En 1856, Ferdinand fonde la société du Canal avec une 2e concession plus détaillée et pleine de conditions. « L’Egypte doit acheter toutes les actions que De Lesseps ne pourra pas commercialiser en Europe, soit 44 % des actions, fournir la main-d’oeuvre gratuitement, céder les terrains où le canal sera creusé, céder des terrains qui pourraient être cultivés pour que la société les exploite … ». « Des conditions faramineuses qui ont créé toute une problématique dans l’histoire de l’Egypte », commente l’historien. Et en 1858 a été créée la Société universelle du Canal maritime de Suez.

Domination européenne

En 1863, le khédive Ismaïl succède à Saïd pacha. Il arrête la corvée, demande de récupérer tous les terrains pris par la Compagnie du Canal. Mais Napoléon III, étant l’arbitre, a contraint l’Egypte à payer la valeur de 44 % des actions, de verser la somme de 130 millions de francs pour la corvée et 38 millions pour les terrains rendus. « L’étude de base du projet du canal estimait le coût de construction à 200 millions de francs et quand le canal a été inauguré, cette somme a atteint 428 millions dépensés pendant une dizaine d’années. Les archives de la compagnie indiquent que sur les 428 millions de francs, 187 millions ont été versés comme salaires des membres du conseil d’administration qui sont la famille De Lesseps », renchérit l’historien, et cela sans oublier le coût des festivités de l’inauguration du Canal en 1869, qui a atteint un million et demi de francs. Néanmoins, la taille du canal a été réduite : « Au lieu de le faire 100 mètres de large comme prévu, il n’a été que de 60 mètres », explique l’historien. Les bateaux qui l’ont emprunté n’étaient pas très grands. Il y avait des bateaux à voile et des bateaux à vapeur. « Mais cela suffisait en ce temps pour faire des affaires et commencer à faire entrer de l’argent dans les caisses de la compagnie du Canal », poursuit-il.
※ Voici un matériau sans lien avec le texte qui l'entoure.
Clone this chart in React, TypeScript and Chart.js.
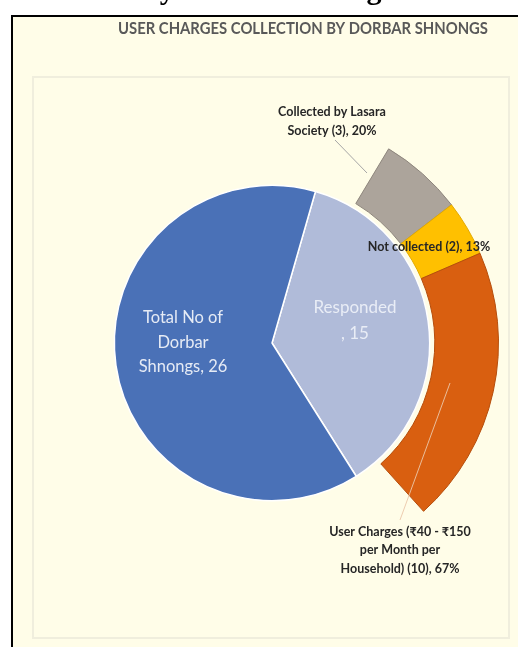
import React, { useEffect, useRef } from "react";
import { Chart, registerables } from "chart.js";

Chart.register(...registerables);

// ---- data ----
const pieLabels = ["Responded", "Total No of Dorbar Shnongs"];
const pieValues = [15, 26];
const ringLabels = ["Collected by Lasara Society", "Not collected", "User Charges (₹40 - ₹150 per Month per Household)"];
const ringValues = [3, 2, 10];
const ringPercents = [20, 13, 67];
const chartTitle = "USER CHARGES COLLECTION BY DORBAR SHNONGS";
const captionText = "by Dorbar Shnongs";

// ---- styles ----
const pieColors = ["#B0BBD9", "#4A71B7"];
const ringColors = ["#ACA49B", "#FFC000", "#D95F10"];
const ringBorders = ["#8E867D", "#E3AA00", "#B64E0C"];
const CREAM = "#FFFDE8";
const FONT = "Lato, 'DejaVu Sans', sans-serif";

const pieLines = [
  ["Responded", `, ${pieValues[0]}`],
  ["Total No of", "Dorbar", `Shnongs, ${pieValues[1]}`],
];
const ringLines = [
  ["Collected by Lasara", `Society (${ringValues[0]}), ${ringPercents[0]}%`],
  [`Not collected (${ringValues[1]}), ${ringPercents[1]}%`],
  ["User Charges (₹40 - ₹150", "per Month per", `Household) (${ringValues[2]}), ${ringPercents[2]}%`],
];

const decorPlugin = {
  id: "decor",
  beforeDraw(chart: any) {
    const ctx = chart.ctx;
    const W = chart.width;
    const H = chart.height;
    ctx.save();
    ctx.fillStyle = "#ffffff";
    ctx.fillRect(0, 0, W, H);
    // outer framed area
    ctx.fillStyle = CREAM;
    ctx.fillRect(12, 16, W - 12, H - 16);
    ctx.strokeStyle = "#000000";
    ctx.lineWidth = 2;
    ctx.beginPath();
    ctx.moveTo(12, H);
    ctx.lineTo(12, 16);
    ctx.lineTo(W, 16);
    ctx.stroke();
    // inner panel
    ctx.strokeStyle = "#F0EEDD";
    ctx.lineWidth = 2;
    ctx.strokeRect(33, 77, 476, 561);
    // cut caption
    ctx.fillStyle = "#000000";
    ctx.font = "bold 30px 'Liberation Serif', serif";
    ctx.textAlign = "left";
    ctx.textBaseline = "alphabetic";
    ctx.fillText(captionText, 143, -1);
    // title
    ctx.fillStyle = "#595959";
    ctx.font = `bold 17px ${FONT}`;
    ctx.textAlign = "center";
    ctx.textBaseline = "middle";
    const w = ctx.measureText(chartTitle).width;
    const sx = 370 / w;
    ctx.translate(303, 29);
    ctx.scale(sx, 1);
    ctx.fillText(chartTitle, 0, 0);
    ctx.restore();
  },
};

const labelPlugin = {
  id: "labels",
  afterDatasetsDraw(chart: any) {
    const ctx = chart.ctx;
    const pieMeta = chart.getDatasetMeta(2);
    const arc = pieMeta.data[0];
    const cx = arc.x;
    const cy = arc.y;
    ctx.save();
    ctx.textAlign = "center";
    ctx.textBaseline = "middle";

    const drawLines = (lines: string[], x: number, ys: number[]) => {
      lines.forEach((l, i) => ctx.fillText(l, x, ys[i]));
    };

    // pie labels
    ctx.font = `17px ${FONT}`;
    ctx.fillStyle = "#E9EDF6";
    drawLines(pieLines[0], cx + 83, [cy - 35, cy - 9]);
    ctx.font = `16.5px ${FONT}`;
    ctx.fillStyle = "#E6EBF5";
    drawLines(pieLines[1], cx - 89, [cy - 25, cy, cy + 24]);

    // leader lines
    ctx.lineWidth = 1;
    ctx.strokeStyle = "#A6A6A6";
    ctx.beginPath();
    ctx.moveTo(cx + 63, cy - 203);
    ctx.lineTo(cx + 95, cy - 170);
    ctx.stroke();
    ctx.strokeStyle = "rgba(235,200,170,0.9)";
    ctx.beginPath();
    ctx.moveTo(cx + 178, cy + 40);
    ctx.lineTo(cx + 128, cy + 177);
    ctx.stroke();

    // ring labels
    ctx.font = `bold 12.5px ${FONT}`;
    ctx.fillStyle = "#262626";
    drawLines(ringLines[0], cx + 60, [cy - 231, cy - 212]);
    drawLines(ringLines[1], cx + 157, [cy - 96]);
    drawLines(ringLines[2], cx + 128, [cy + 189, cy + 207, cy + 226]);
    ctx.restore();
  },
};

export default function App() {
  const ref = useRef<HTMLCanvasElement>(null);
  useEffect(() => {
    if (!ref.current) return;
    const chart = new Chart(ref.current, {
      type: "doughnut",
      data: {
        labels: ringLabels,
        datasets: [
          {
            label: "Responses",
            data: ringValues,
            backgroundColor: ringColors,
            borderColor: ringBorders,
            borderWidth: 1,
            rotation: 31,
            circumference: 107,
            weight: 64,
          } as any,
          {
            label: "gap",
            data: [1],
            backgroundColor: ["rgba(0,0,0,0)"],
            borderWidth: 0,
            weight: 5,
          } as any,
          {
            label: "Dorbar Shnongs",
            data: pieValues,
            backgroundColor: pieColors,
            borderColor: "#ffffff",
            borderWidth: 1.5,
            rotation: 16,
            weight: 158,
          } as any,
        ],
      },
      options: {
        responsive: false,
        animation: false,
        devicePixelRatio: 1,
        cutout: 0,
        layout: { padding: { left: 45, right: 19, top: 116, bottom: 77 } },
        plugins: {
          legend: { display: false },
          tooltip: { enabled: false },
          title: { display: false },
        },
        events: [],
      } as any,
      plugins: [decorPlugin, labelPlugin],
    });
    return () => chart.destroy();
  }, []);
  return (
    <div style={{ position: "absolute", left: 0, top: 0, width: 518, height: 647 }}>
      <canvas ref={ref} width={518} height={647} style={{ display: "block", width: 518, height: 647 }} />
    </div>
  );
}
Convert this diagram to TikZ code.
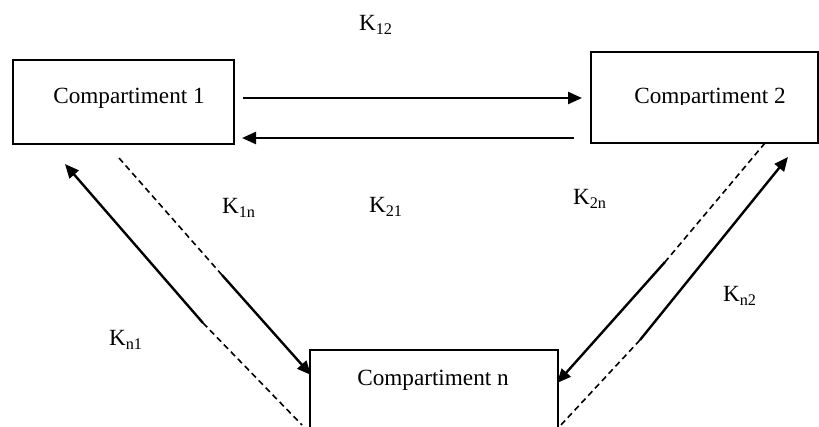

Quand le Canal a commencé à faire des bénéfices, les puissances européennes, et notamment Ferdinand de Lesseps, poussèrent le khédive Ismaïl à vendre les actions de la compagnie. Les 44 %, la part de l’Egypte, seront vendus en 1875 au gouvernement britannique, le seul qui deviendra le propriétaire des actions à côté d’individus français, italiens, autrichiens et quelques Egyptiens. La Grande-Bretagne se retrouve donc en position de force dans l’administration du Canal. Les puissances européennes s’emploient alors à se débarrasser du khédive Ismaïl qui refuse que les finances égyptiennes soient soumises à des financiers anglais.